STATED TASK: From the top of the entries, reproduce each line exactly, stopping after the line that contains "(topL2) at (547,125)". Omit pictures.
:: INFORMATION SHOWN ::
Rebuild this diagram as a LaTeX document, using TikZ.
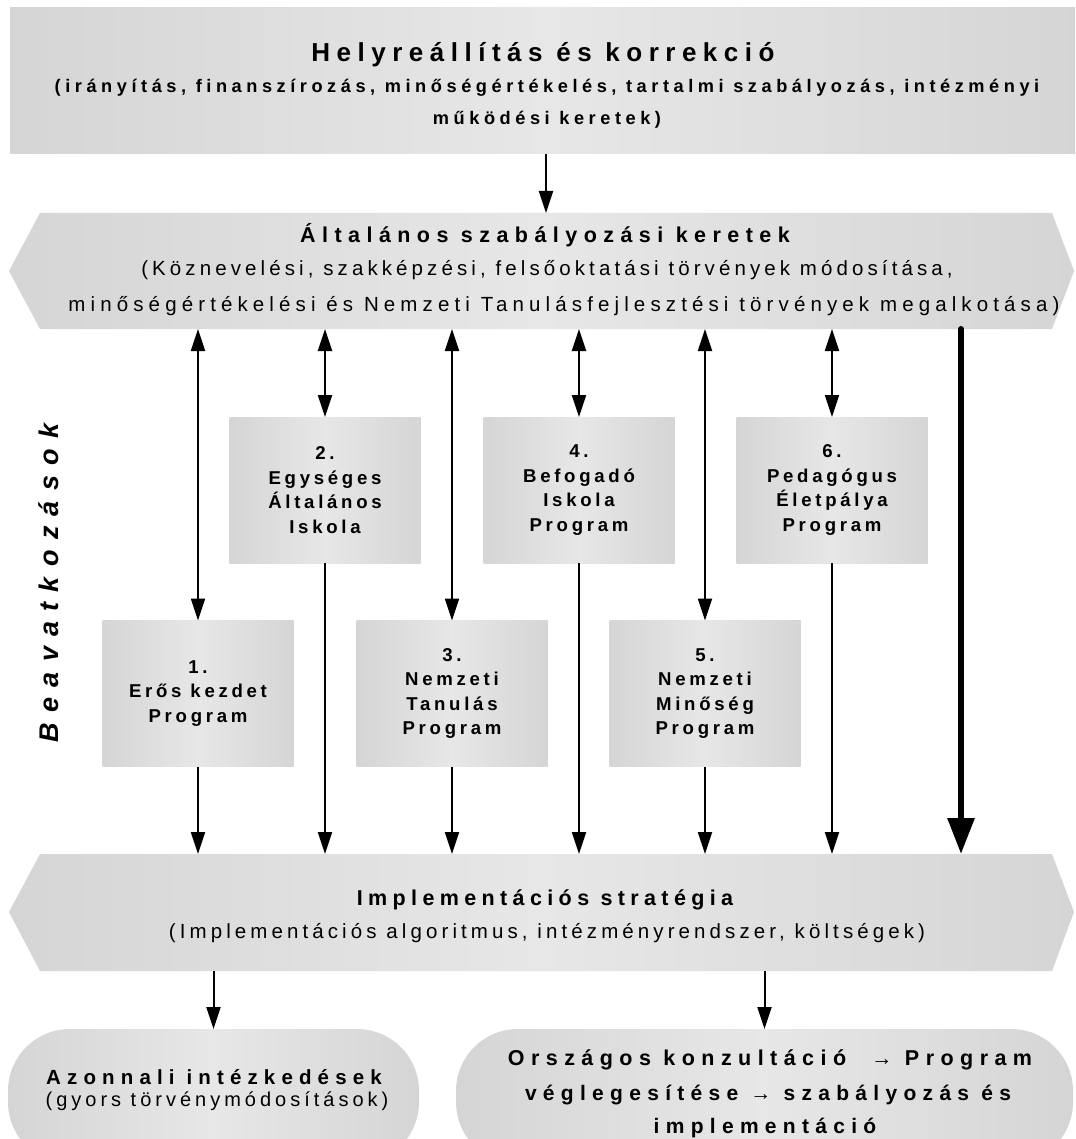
\documentclass[tikz,border=0pt]{standalone}
\usepackage{fontspec}
\setmainfont{Liberation Sans}
% tracked variants of the same face
\newfontfamily\trkA{Liberation Sans}[LetterSpace=20]
\newfontfamily\trkB{Liberation Sans}[LetterSpace=25]
\newfontfamily\trkC{Liberation Sans}[LetterSpace=30]
\newfontfamily\trkE{Liberation Sans}[LetterSpace=38]
\usetikzlibrary{arrows.meta}

\definecolor{panelside}{HTML}{D5D5D5}
\definecolor{panelmid}{HTML}{E7E7E7}

\tikzset{
  panel/.style={left color=panelside, right color=panelside, middle color=panelmid},
  area/.style={inner sep=0pt, outer sep=0pt},
  prog/.style={panel, area, minimum width=191pt, minimum height=146pt, align=center,
    font=\trkA\fontsize{18.6}{24.5}\selectfont\bfseries},
  txt/.style={inner sep=0pt, anchor=base},
  headA/.style={txt, font=\trkB\fontsize{26}{26}\selectfont\bfseries},
  headB/.style={txt, font=\trkB\fontsize{18.2}{18.2}\selectfont\bfseries},
  title/.style={txt, font=\trkC\fontsize{21.5}{21.5}\selectfont\bfseries},
  plain/.style={txt, font=\trkA\fontsize{20.5}{20.5}\selectfont},
  oneway/.style={line width=2pt, -{Triangle[length=22pt,width=14pt]}},
  twoway/.style={line width=2pt, {Triangle[length=22pt,width=14pt]}-{Triangle[length=22pt,width=14pt]}},
  heavy/.style={line width=6pt, line cap=round, -{Triangle[length=36pt,width=26pt]}},
}

\begin{document}
\begin{tikzpicture}[x=1pt, y=-1pt]
\useasboundingbox (0,0) rectangle (1075,1139);
\clip (0,0) rectangle (1075,1139);
\fill[white] (0,0) rectangle (1075,1139);

% top panel
\node[panel, area, minimum width=1072pt, minimum height=146pt] (top) at (546,81) {};
\node[headA] (topT) at (543,62) {Helyreállítás és korrekció};
\node[headB] (topL1) at (547,93) {(irányítás, finanszírozás, minőségértékelés, tartalmi szabályozás, intézményi};
\node[headB] (topL2) at (547,125) {működési keretek)};

% general regulatory framework
\path[panel] (9,271) -- (40,213) -- (1052,213) -- (1074,271) -- (1052,329) -- (40,329) -- cycle;
\node[area, minimum width=1012pt, minimum height=116pt] (gen) at (546,271) {};
\node[title] (genT) at (545,243) {Általános szabályozási keretek};
\node[plain] (genL1) at (547,276) {(Köznevelési, szakképzési, felsőoktatási törvények módosítása,};
\node[plain, font=\trkB\fontsize{20.5}{20.5}\selectfont] (genL2) at (564,311) {minőségértékelési és Nemzeti Tanulásfejlesztési törvények megalkotása)};

% programmes
\node[prog] (b2) at (325,490) {2.\\Egységes\\Általános\\Iskola};
\node[prog] (b4) at (579,490) {4.\\Befogadó\\Iskola\\Program};
\node[prog] (b6) at (832,490) {6.\\Pedagógus\\Életpálya\\Program};
\node[prog] (b1) at (198,693.5) {1.\\Erős kezdet\\Program};
\node[prog] (b3) at (452,693.5) {3.\\Nemzeti\\Tanulás\\Program};
\node[prog] (b5) at (705,693.5) {5.\\Nemzeti\\Minőség\\Program};

\node[rotate=90, inner sep=0pt, font=\trkE\fontsize{27}{27}\selectfont\bfseries\itshape] (side) at (49,583) {Beavatkozások};

% implementation strategy
\path[panel] (9,912) -- (40,854) -- (1052,854) -- (1074,912) -- (1052,971) -- (40,971) -- cycle;
\node[area, minimum width=1012pt, minimum height=117pt] (impl) at (546,912.5) {};
\node[title, font=\trkB\fontsize{21.5}{21.5}\selectfont\bfseries] (implT) at (545,905) {Implementációs stratégia};
\node[plain] (implL) at (547,938) {(Implementációs algoritmus, intézményrendszer, költségek)};

% outcomes
\node[panel, area, rounded corners=62pt, minimum width=411pt, minimum height=135pt] (quick) at (213.5,1096.5) {};
\node[title, font=\trkC\fontsize{20.5}{20.5}\selectfont\bfseries] (quickT) at (214,1084) {Azonnali intézkedések};
\node[plain, font=\trkA\fontsize{20}{20}\selectfont] (quickL) at (217,1106) {(gyors törvénymódosítások)};

\node[panel, area, rounded corners=62pt, minimum width=617pt, minimum height=135pt] (long) at (764.5,1096.5) {};
\node[title, font=\trkC\fontsize{21.5}{21.5}\selectfont\bfseries] (longA) at (770,1065) {Országos konzultáció \ → Program};
\node[title, font=\trkC\fontsize{21}{21}\selectfont\bfseries] (longB) at (768,1100) {véglegesítése → szabályozás és};
\node[title, font=\trkC\fontsize{21}{21}\selectfont\bfseries] (longC) at (765,1133) {implementáció};

% connectors
\draw[oneway] (top.south) -- (gen.north);
\foreach \b in {b1,b2,b3,b4,b5,b6}{
  \draw[twoway] (\b.north |- gen.south) -- (\b.north);
  \draw[oneway] (\b.south) -- (\b.south |- impl.north);
}
\coordinate (direct) at (961,600);
\draw[heavy] (direct |- gen.south) -- (direct |- impl.north);
\draw[oneway] (quick.north |- impl.south) -- (quick.north);
\draw[oneway] (long.north |- impl.south) -- (long.north);
\end{tikzpicture}
\end{document}
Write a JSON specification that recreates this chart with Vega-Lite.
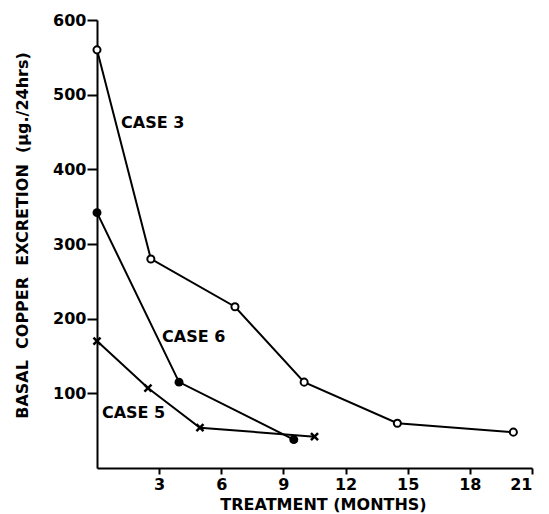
{
  "$schema": "https://vega.github.io/schema/vega-lite/v6.json",
  "width": 435,
  "height": 448,
  "autosize": {"type": "none"},
  "padding": {"left": 97, "top": 20, "right": 17, "bottom": 46},
  "background": "white",
  "config": {
    "view": {"stroke": null},
    "axis": {
      "grid": false,
      "domainColor": "black",
      "domainWidth": 2,
      "tickColor": "black",
      "tickWidth": 2,
      "labelFont": "DejaVu Sans",
      "labelFontWeight": "bold",
      "labelFontSize": 16,
      "labelColor": "black",
      "titleFont": "DejaVu Sans",
      "titleFontWeight": "bold",
      "titleFontSize": 16,
      "titleColor": "black"
    }
  },
  "datasets": {
    "pts": [
      {"case": "3", "month": 0, "cu": 560},
      {"case": "3", "month": 2.6, "cu": 280},
      {"case": "3", "month": 6.66, "cu": 216},
      {"case": "3", "month": 10.0, "cu": 115},
      {"case": "3", "month": 14.5, "cu": 60},
      {"case": "3", "month": 20.1, "cu": 48},
      {"case": "6", "month": 0, "cu": 342},
      {"case": "6", "month": 3.96, "cu": 115},
      {"case": "6", "month": 9.5, "cu": 38},
      {"case": "5", "month": 0, "cu": 170},
      {"case": "5", "month": 2.46, "cu": 107},
      {"case": "5", "month": 4.97, "cu": 54},
      {"case": "5", "month": 10.5, "cu": 42}
    ],
    "labels": [
      {"text": "CASE 3", "month": 1.16, "cu": 462},
      {"text": "CASE 6", "month": 3.14, "cu": 176},
      {"text": "CASE 5", "month": 0.24, "cu": 74}
    ]
  },
  "encoding": {
    "x": {
      "field": "month",
      "type": "quantitative",
      "scale": {"domain": [0, 21], "nice": false, "zero": false},
      "axis": {
        "values": [3, 6, 9, 12, 15, 18, 21],
        "tickSize": 6,
        "labelPadding": 2,
        "title": "TREATMENT (MONTHS)",
        "titleX": 226,
        "titleY": 41,
        "titleAlign": "center",
        "titleBaseline": "alphabetic"
      }
    },
    "y": {
      "field": "cu",
      "type": "quantitative",
      "scale": {"domain": [0, 600], "nice": false},
      "axis": {
        "values": [100, 200, 300, 400, 500, 600],
        "tickSize": 10,
        "labelPadding": 1,
        "title": "BASAL\u00a0\u00a0COPPER\u00a0\u00a0EXCRETION\u00a0\u00a0(\u00b5g./24hrs)",
        "titleX": -70,
        "titleY": 215,
        "titleAlign": "center",
        "titleBaseline": "alphabetic",
        "titleAngle": 270
      }
    }
  },
  "layer": [
    {
      "data": {"name": "pts"},
      "mark": {"type": "line", "color": "black", "strokeWidth": 2},
      "encoding": {"detail": {"field": "case", "type": "nominal"}}
    },
    {
      "data": {"name": "pts"},
      "transform": [{"filter": "datum.case === '3'"}],
      "mark": {"type": "point", "shape": "circle", "size": 50, "filled": true, "fill": "white", "stroke": "black", "strokeWidth": 2, "opacity": 1}
    },
    {
      "data": {"name": "pts"},
      "transform": [{"filter": "datum.case === '6'"}],
      "mark": {"type": "point", "shape": "circle", "size": 80, "filled": true, "color": "black", "opacity": 1}
    },
    {
      "data": {"name": "pts"},
      "transform": [{"filter": "datum.case === '5'"}],
      "mark": {"type": "point", "shape": "M-1,-1L1,1M1,-1L-1,1", "size": 50, "filled": false, "stroke": "black", "strokeWidth": 2.5, "opacity": 1}
    },
    {
      "data": {"name": "labels"},
      "mark": {"type": "text", "align": "left", "baseline": "middle", "font": "DejaVu Sans", "fontWeight": "bold", "fontSize": 16, "color": "black"},
      "encoding": {"text": {"field": "text", "type": "nominal"}}
    }
  ]
}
:::
FINISHED EXERCISE:
Rebuild this diagram as a LaTeX document, using TikZ.
\documentclass[tikz,border=0pt]{standalone}
\usepackage{fontspec}
\setmainfont{Liberation Sans}
% tracked variants of the same face
\newfontfamily\trkA{Liberation Sans}[LetterSpace=20]
\newfontfamily\trkB{Liberation Sans}[LetterSpace=25]
\newfontfamily\trkC{Liberation Sans}[LetterSpace=30]
\newfontfamily\trkE{Liberation Sans}[LetterSpace=38]
\usetikzlibrary{arrows.meta}

\definecolor{panelside}{HTML}{D5D5D5}
\definecolor{panelmid}{HTML}{E7E7E7}

\tikzset{
  panel/.style={left color=panelside, right color=panelside, middle color=panelmid},
  area/.style={inner sep=0pt, outer sep=0pt},
  prog/.style={panel, area, minimum width=191pt, minimum height=146pt, align=center,
    font=\trkA\fontsize{18.6}{24.5}\selectfont\bfseries},
  txt/.style={inner sep=0pt, anchor=base},
  headA/.style={txt, font=\trkB\fontsize{26}{26}\selectfont\bfseries},
  headB/.style={txt, font=\trkB\fontsize{18.2}{18.2}\selectfont\bfseries},
  title/.style={txt, font=\trkC\fontsize{21.5}{21.5}\selectfont\bfseries},
  plain/.style={txt, font=\trkA\fontsize{20.5}{20.5}\selectfont},
  oneway/.style={line width=2pt, -{Triangle[length=22pt,width=14pt]}},
  twoway/.style={line width=2pt, {Triangle[length=22pt,width=14pt]}-{Triangle[length=22pt,width=14pt]}},
  heavy/.style={line width=6pt, line cap=round, -{Triangle[length=36pt,width=26pt]}},
}

\begin{document}
\begin{tikzpicture}[x=1pt, y=-1pt]
\useasboundingbox (0,0) rectangle (1075,1139);
\clip (0,0) rectangle (1075,1139);
\fill[white] (0,0) rectangle (1075,1139);

% top panel
\node[panel, area, minimum width=1072pt, minimum height=146pt] (top) at (546,81) {};
\node[headA] (topT) at (543,62) {Helyreállítás és korrekció};
\node[headB] (topL1) at (547,93) {(irányítás, finanszírozás, minőségértékelés, tartalmi szabályozás, intézményi};
\node[headB] (topL2) at (547,125) {működési keretek)};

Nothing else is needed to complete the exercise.